Before I start, a few things should be noted about each server:

  • the Dallas server runs an Intel 3.1 ghz dual core cpu, 4gb of RAM, and 7200 rpm drives
  • the Missouri server runs an AMD 1.8 ghz dual core cpu, 8gb of RAM, and 15k drives
  • both servers run PHP 5.3.3, APC (configured identically), and CentOS 5.5
  • Apache and other configs are identical on both servers; to supplement, they score identically in YSlow and PageSpeed.

Overall, I’ve done everything I can to make sure both servers are identical.  I don’t consider the hardware differences that significant given the trivial amount of resources it takes to load my home page (which is the only page I tested against).  Additionally, ping and traceroute tests, which I’ll illustrate below, don’t tax a server’s hardware very much either, if at all.

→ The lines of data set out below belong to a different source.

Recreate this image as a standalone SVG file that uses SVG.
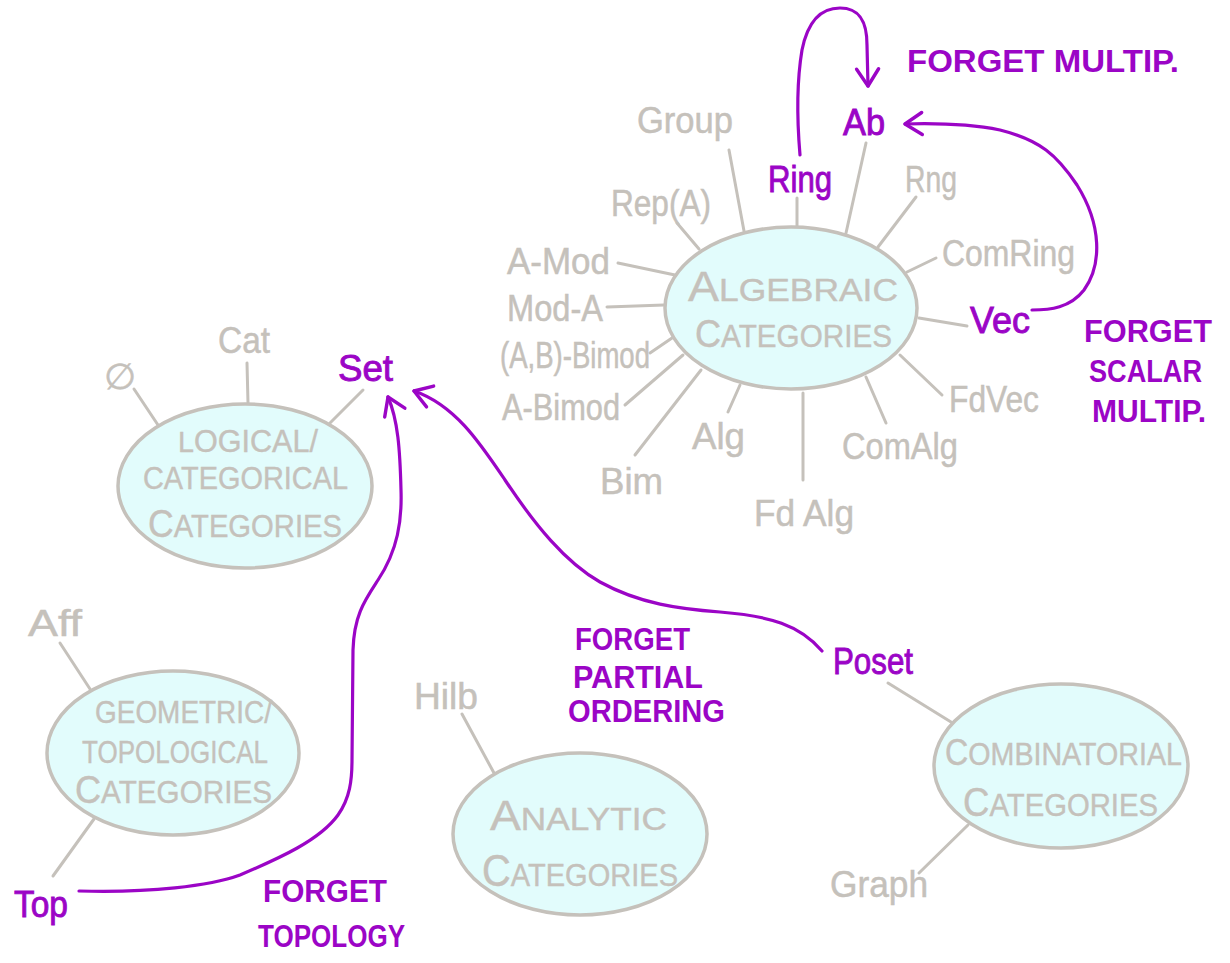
<svg xmlns="http://www.w3.org/2000/svg" width="1230" height="963" viewBox="0 0 1230 963">
  <style>
    text { font-family: "Liberation Sans", "DejaVu Sans", sans-serif; }
    .g { fill: #c5c1bb; stroke: #c5c1bb; stroke-width: 0.5px; font-size: 36px; }
    .p { fill: #9b05c6; stroke: #9b05c6; stroke-width: 0.9px; font-size: 36px; }
    .a { fill: #9b05c6; font-size: 32px; font-weight: bold; }
    .cap { fill: #c5c1bb; stroke: #c5c1bb; stroke-width: 0.4px; font-size: 32px; }
    .bubble { fill: #e2fcfc; stroke: #c5c1bb; stroke-width: 3.5; }
    .spoke { stroke: #c5c1bb; stroke-width: 3; stroke-linecap: round; fill: none; }
    .arrow { stroke: #9b05c6; stroke-width: 3.2; stroke-linecap: round; fill: none; marker-end: url(#head); }
  </style>
  <defs>
    <marker id="head" viewBox="0 0 22 26" refX="20" refY="13" markerWidth="22" markerHeight="26" markerUnits="userSpaceOnUse" orient="auto" overflow="visible">
      <path d="M3,2 L20,13 L3,24" fill="none" stroke="#9b05c6" stroke-width="3.4" stroke-linecap="round" stroke-linejoin="round"/>
    </marker>
  </defs>
  <rect width="1230" height="963" fill="#ffffff"/>

  <!-- connectors: gray spokes and purple forgetful functors -->
  <g id="connectors">
    <g id="spokes">
      <!-- algebraic -->
      <line class="spoke" x1="729" y1="150" x2="744" y2="231"/>
      <line class="spoke" x1="677" y1="223" x2="699" y2="249"/>
      <line class="spoke" x1="797" y1="198" x2="797" y2="226"/>
      <line class="spoke" x1="866" y1="143" x2="846" y2="233"/>
      <line class="spoke" x1="916" y1="197" x2="878" y2="247"/>
      <line class="spoke" x1="936" y1="258" x2="907" y2="272"/>
      <line class="spoke" x1="919" y1="318" x2="967" y2="326"/>
      <line class="spoke" x1="900" y1="355" x2="942" y2="395"/>
      <line class="spoke" x1="866" y1="377" x2="886" y2="423"/>
      <line class="spoke" x1="803" y1="393" x2="803" y2="480"/>
      <line class="spoke" x1="740" y1="385" x2="728" y2="412"/>
      <line class="spoke" x1="701" y1="370" x2="635" y2="455"/>
      <line class="spoke" x1="683" y1="355" x2="625" y2="405"/>
      <line class="spoke" x1="672" y1="338" x2="650" y2="353"/>
      <line class="spoke" x1="607" y1="307" x2="664" y2="305"/>
      <line class="spoke" x1="618" y1="263" x2="675" y2="275"/>
      <!-- logical -->
      <line class="spoke" x1="134" y1="389" x2="158" y2="425"/>
      <line class="spoke" x1="247" y1="363" x2="248" y2="403"/>
      <line class="spoke" x1="363" y1="390" x2="330" y2="423"/>
      <!-- geometric -->
      <line class="spoke" x1="60" y1="643" x2="90" y2="689"/>
      <line class="spoke" x1="94" y1="819" x2="53" y2="876"/>
      <!-- analytic -->
      <line class="spoke" x1="462" y1="714" x2="494" y2="773"/>
      <!-- combinatorial -->
      <line class="spoke" x1="888" y1="683" x2="951" y2="722"/>
      <line class="spoke" x1="919" y1="873" x2="968" y2="825"/>
    </g>
    <g id="functors">
      <!-- Ring to Ab: loop over the top -->
      <path id="ring-ab" class="arrow" d="M800,155 C797,120 797,80 802,50 C808,20 822,8 840,8 C860,8 867,22 867,45 L868,86"/>
      <!-- Vec to Ab -->
      <path id="vec-ab" class="arrow" d="M1032,310 C1050,310 1070,308 1084,290 C1102,265 1102,225 1077,185 C1057,155 1040,140 1000,130 C970,124 940,123 905,124"/>
      <!-- Top to Set -->
      <path id="top-set" class="arrow" d="M79,891 C150,893 210,886 240,875 C280,858 320,840 338,815 C350,798 352,780 352,760 L353,650 C354,615 365,600 378,580 C398,550 402,520 401,490 C400,450 398,420 388,397"/>
      <!-- Poset to Set -->
      <path id="poset-set" class="arrow" d="M822,651 C800,625 770,616 720,612 C680,609 640,604 600,582 C565,562 535,525 505,480 C480,443 455,405 414,391"/>
    </g>
  </g>

  <!-- algebraic categories -->
  <g id="algebraic">
    <ellipse class="bubble" cx="791" cy="308" rx="126" ry="81"/>
    <text class="cap" x="688" y="301" textLength="210" lengthAdjust="spacingAndGlyphs" font-size="33"><tspan font-size="42">A</tspan>LGEBRAIC</text>
    <text class="cap" x="695" y="347" textLength="197" lengthAdjust="spacingAndGlyphs" font-size="31"><tspan font-size="39">C</tspan>ATEGORIES</text>
  </g>
  <g id="group"><text class="g" x="637" y="133" textLength="96" lengthAdjust="spacingAndGlyphs">Group</text></g>
  <g id="rep-a"><text class="g" x="611" y="216" textLength="100" lengthAdjust="spacingAndGlyphs">Rep(A)</text></g>
  <g id="a-mod"><text class="g" x="507" y="274" textLength="103" lengthAdjust="spacingAndGlyphs">A-Mod</text></g>
  <g id="mod-a"><text class="g" x="507" y="321" textLength="96" lengthAdjust="spacingAndGlyphs">Mod-A</text></g>
  <g id="ab-bimod"><text class="g" x="500" y="368" textLength="150" lengthAdjust="spacingAndGlyphs" font-size="30">(A,B)-Bimod</text></g>
  <g id="a-bimod"><text class="g" x="502" y="420" textLength="118" lengthAdjust="spacingAndGlyphs">A-Bimod</text></g>
  <g id="bim"><text class="g" x="600" y="494" textLength="63" lengthAdjust="spacingAndGlyphs" font-size="38">Bim</text></g>
  <g id="alg"><text class="g" x="692" y="449" textLength="53" lengthAdjust="spacingAndGlyphs" font-size="38">Alg</text></g>
  <g id="fd-alg"><text class="g" x="754" y="526" textLength="100" lengthAdjust="spacingAndGlyphs">Fd Alg</text></g>
  <g id="comalg"><text class="g" x="842" y="459" textLength="116" lengthAdjust="spacingAndGlyphs" font-size="38">ComAlg</text></g>
  <g id="fdvec"><text class="g" x="949" y="412" textLength="90" lengthAdjust="spacingAndGlyphs">FdVec</text></g>
  <g id="comring"><text class="g" x="942" y="266" textLength="133" lengthAdjust="spacingAndGlyphs">ComRing</text></g>
  <g id="rng"><text class="g" x="905" y="192" textLength="52" lengthAdjust="spacingAndGlyphs" font-size="38">Rng</text></g>
  <g id="vec"><text class="p" x="970" y="333" textLength="60" lengthAdjust="spacingAndGlyphs" font-size="38">Vec</text></g>
  <g id="ring"><text class="p" x="768" y="192" textLength="64" lengthAdjust="spacingAndGlyphs">Ring</text></g>
  <g id="ab"><text class="p" x="843" y="135" textLength="42" lengthAdjust="spacingAndGlyphs">Ab</text></g>

  <!-- logical / categorical categories -->
  <g id="logical">
    <ellipse class="bubble" cx="245" cy="486" rx="127" ry="82"/>
    <text class="cap" x="178" y="452" textLength="140" lengthAdjust="spacingAndGlyphs" font-size="26"><tspan font-size="30">L</tspan>OGICAL/</text>
    <text class="cap" x="143" y="489" textLength="205" lengthAdjust="spacingAndGlyphs" font-size="27">CATEGORICAL</text>
    <text class="cap" x="148" y="537" textLength="194" lengthAdjust="spacingAndGlyphs" font-size="32"><tspan font-size="39">C</tspan>ATEGORIES</text>
  </g>
  <g id="empty"><text class="g" x="104" y="389" textLength="32" lengthAdjust="spacingAndGlyphs" font-size="42">∅</text></g>
  <g id="cat"><text class="g" x="218" y="353" textLength="52" lengthAdjust="spacingAndGlyphs">Cat</text></g>
  <g id="set"><text class="p" x="338" y="381" textLength="55" lengthAdjust="spacingAndGlyphs">Set</text></g>

  <!-- geometric / topological categories -->
  <g id="geometric">
    <ellipse class="bubble" cx="173" cy="753" rx="126" ry="82"/>
    <text class="cap" x="95" y="723" textLength="177" lengthAdjust="spacingAndGlyphs" font-size="27">GEOMETRIC/</text>
    <text class="cap" x="82" y="763" textLength="186" lengthAdjust="spacingAndGlyphs" font-size="28">TOPOLOGICAL</text>
    <text class="cap" x="75" y="803" textLength="197" lengthAdjust="spacingAndGlyphs" font-size="32"><tspan font-size="39">C</tspan>ATEGORIES</text>
  </g>
  <g id="aff"><text class="g" x="28" y="636" textLength="54" lengthAdjust="spacingAndGlyphs">Aff</text></g>
  <g id="top"><text class="p" x="14" y="917" textLength="54" lengthAdjust="spacingAndGlyphs">Top</text></g>

  <!-- analytic categories -->
  <g id="analytic">
    <ellipse class="bubble" cx="580" cy="834" rx="127" ry="81"/>
    <text class="cap" x="490" y="830" textLength="177" lengthAdjust="spacingAndGlyphs" font-size="34"><tspan font-size="42">A</tspan>NALYTIC</text>
    <text class="cap" x="482" y="886" textLength="196" lengthAdjust="spacingAndGlyphs" font-size="35"><tspan font-size="44">C</tspan>ATEGORIES</text>
  </g>
  <g id="hilb"><text class="g" x="414" y="709" textLength="64" lengthAdjust="spacingAndGlyphs">Hilb</text></g>

  <!-- combinatorial categories -->
  <g id="combinatorial">
    <ellipse class="bubble" cx="1061" cy="766" rx="127" ry="82"/>
    <text class="cap" x="945" y="765" textLength="237" lengthAdjust="spacingAndGlyphs" font-size="29"><tspan font-size="36">C</tspan>OMBINATORIAL</text>
    <text class="cap" x="963" y="816" textLength="195" lengthAdjust="spacingAndGlyphs" font-size="34"><tspan font-size="40">C</tspan>ATEGORIES</text>
  </g>
  <g id="poset"><text class="p" x="833" y="674" textLength="80" lengthAdjust="spacingAndGlyphs">Poset</text></g>
  <g id="graph"><text class="g" x="830" y="897" textLength="98" lengthAdjust="spacingAndGlyphs">Graph</text></g>

  <!-- functor annotations -->
  <g id="note-multip">
    <text class="a" x="907" y="72" textLength="272" lengthAdjust="spacingAndGlyphs" font-size="36">FORGET MULTIP.</text>
  </g>
  <g id="note-scalar">
    <text class="a" x="1084" y="342" textLength="128" lengthAdjust="spacingAndGlyphs">FORGET</text>
    <text class="a" x="1089" y="382" textLength="113" lengthAdjust="spacingAndGlyphs">SCALAR</text>
    <text class="a" x="1092" y="422" textLength="114" lengthAdjust="spacingAndGlyphs">MULTIP.</text>
  </g>
  <g id="note-topology">
    <text class="a" x="263" y="902" textLength="124" lengthAdjust="spacingAndGlyphs">FORGET</text>
    <text class="a" x="258" y="947" textLength="147" lengthAdjust="spacingAndGlyphs">TOPOLOGY</text>
  </g>
  <g id="note-order">
    <text class="a" x="575" y="650" textLength="115" lengthAdjust="spacingAndGlyphs" font-size="29">FORGET</text>
    <text class="a" x="573" y="688" textLength="130" lengthAdjust="spacingAndGlyphs" font-size="29">PARTIAL</text>
    <text class="a" x="568" y="722" textLength="157" lengthAdjust="spacingAndGlyphs" font-size="29">ORDERING</text>
  </g>
</svg>
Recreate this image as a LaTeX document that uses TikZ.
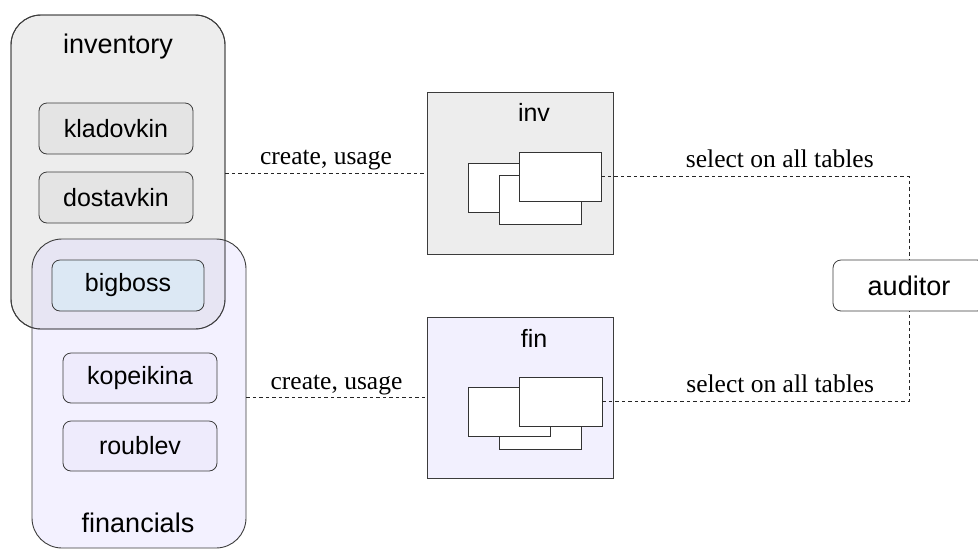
\documentclass[tikz,border=0pt]{standalone}
\usepackage{fontspec}
\setmainfont{Liberation Serif}
\setsansfont{Liberation Sans}
\definecolor{invfill}{RGB}{237,237,237}
\definecolor{finfill}{RGB}{222,216,255}
\definecolor{finbox}{RGB}{242,240,254}
\definecolor{userfill}{RGB}{228,228,228}
\definecolor{bossfill}{RGB}{220,232,244}
\definecolor{finuser}{RGB}{238,235,252}
\definecolor{edgecol}{RGB}{60,60,60}
\tikzset{
  group/.style={draw=edgecol, line width=0.9pt, rounded corners=30pt, inner sep=0pt},
  userbox/.style={draw=edgecol, line width=0.8pt, rounded corners=8pt, minimum width=154pt, minimum height=51pt,
    font=\sffamily\fontsize{25}{28}\selectfont, inner sep=0pt},
  schema/.style={draw=edgecol, line width=0.9pt, inner sep=0pt},
  tbl/.style={draw=black!80, line width=0.8pt, fill=white, minimum width=82pt, minimum height=49pt, inner sep=0pt},
  title/.style={font=\sffamily\fontsize{26}{30}\selectfont, inner sep=0pt},
  conn/.style={line width=0.8pt, dash pattern=on 3.5pt off 3pt, draw=black!85},
  elabel/.style={font=\fontsize{25.5}{29}\selectfont, inner sep=0pt}
}
\begin{document}
\begin{tikzpicture}[x=1pt,y=-1pt]
\useasboundingbox (0,0) rectangle (978,550);
% groups
\node[group, fill=invfill, minimum width=214pt, minimum height=314pt] (inventory) at (118,172) {};
\node[group, fill=finfill, fill opacity=0.35, draw opacity=1, minimum width=214pt, minimum height=309pt] (financials) at (139,393.5) {};
\node[group, minimum width=214pt, minimum height=314pt] (inventoryrim) at (118,172) {};
\node[title, font=\sffamily\fontsize{27}{30}\selectfont] (invtitle) at (118,47) {inventory};
\node[title, font=\sffamily\fontsize{27}{30}\selectfont] (fintitle) at (138,523) {financials};
% users
\node[userbox, fill=userfill] (kladovkin) at (116,128.5) {kladovkin};
\node[userbox, fill=userfill] (dostavkin) at (116,197.5) {dostavkin};
\node[userbox, fill=bossfill, minimum width=152pt] (bigboss) at (128,285.5) {bigboss};
\node[userbox, fill=finuser, minimum height=50pt] (kopeikina) at (140,378) {kopeikina};
\node[userbox, fill=finuser, minimum height=50pt] (roublev) at (140,446) {roublev};
% schemas
\node[schema, fill=invfill, minimum width=186pt, minimum height=162pt] (inv) at (520,173) {};
\node[title, font=\sffamily\fontsize{25}{28}\selectfont] (invlabel) at (534,112) {inv};
\node[tbl] (invA) at (509,187.5) {};
\node[tbl] (invB) at (540,200) {};
\node[tbl] (invC) at (560,176.5) {};
\node[schema, fill=finbox, minimum width=186pt, minimum height=161pt] (fin) at (520,397.5) {};
\node[title, font=\sffamily\fontsize{25}{28}\selectfont] (finlabel) at (534,338) {fin};
\node[tbl] (finB) at (540,424.5) {};
\node[tbl] (finA) at (509,411.5) {};
\node[tbl, minimum width=83pt] (finC) at (560.5,401.5) {};
% auditor
\node[userbox, fill=white, minimum width=152pt, minimum height=51pt, font=\sffamily\fontsize{27}{30}\selectfont] (auditor) at (909,285.5) {auditor};
% connectors
\draw[conn] (inventory.east |- inv.west) -- node[elabel, above=2.5pt] {create, usage} (inv.west);
\draw[conn] (financials.east |- fin.west) -- node[elabel, above=2.5pt] {create, usage} (fin.west);
\draw[conn] (invC.east) -- node[elabel, above=8pt, pos=0.58] {select on all tables} (invC.east -| auditor.north) -- (auditor.north);
\draw[conn] (finC.east) -- node[elabel, above=8pt, pos=0.58] {select on all tables} (finC.east -| auditor.south) -- (auditor.south);
\end{tikzpicture}
\end{document}
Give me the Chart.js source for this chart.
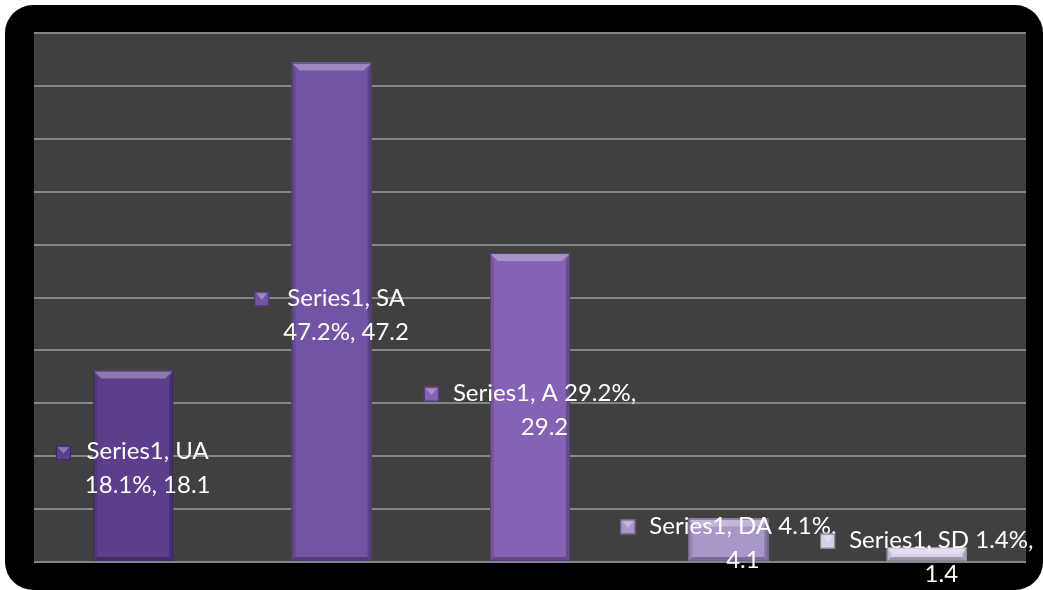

The first thing I tested was ping latency, which provided a pretty quick glimpse at the impact distance has on latency.  Results show about 77ms for the Missouri server vs. about 18ms for the Dallas server:

Next up, I wanted to see how many network hops it took to reach each server, which traceroute can tell us.  As shown, the Missouri server requires 16 network hops while the Dallas server only requires 12:

Finally, I pointed siege to both instances to measure differences in first-byte latency and requests per second each instance can process:

Missouri: 27 requests per second at around 160ms first-byte latency

Dallas: 100 requests per second at around 50ms first-byte latency

So with both instances setup almost identically, save a cpu difference, a change in location alone resulted in about a 4x speedup for users viewing my site from Austin.  I’ve since changed DNS to point solutionfactor.net to the Dallas server, so it’s important to note that other users viewing my site from areas close to Missouri, or further north, will probably experience higher latency.  However, given that 90% of my users are based in Austin, I’ll take that hit in favor of speeding things up locally.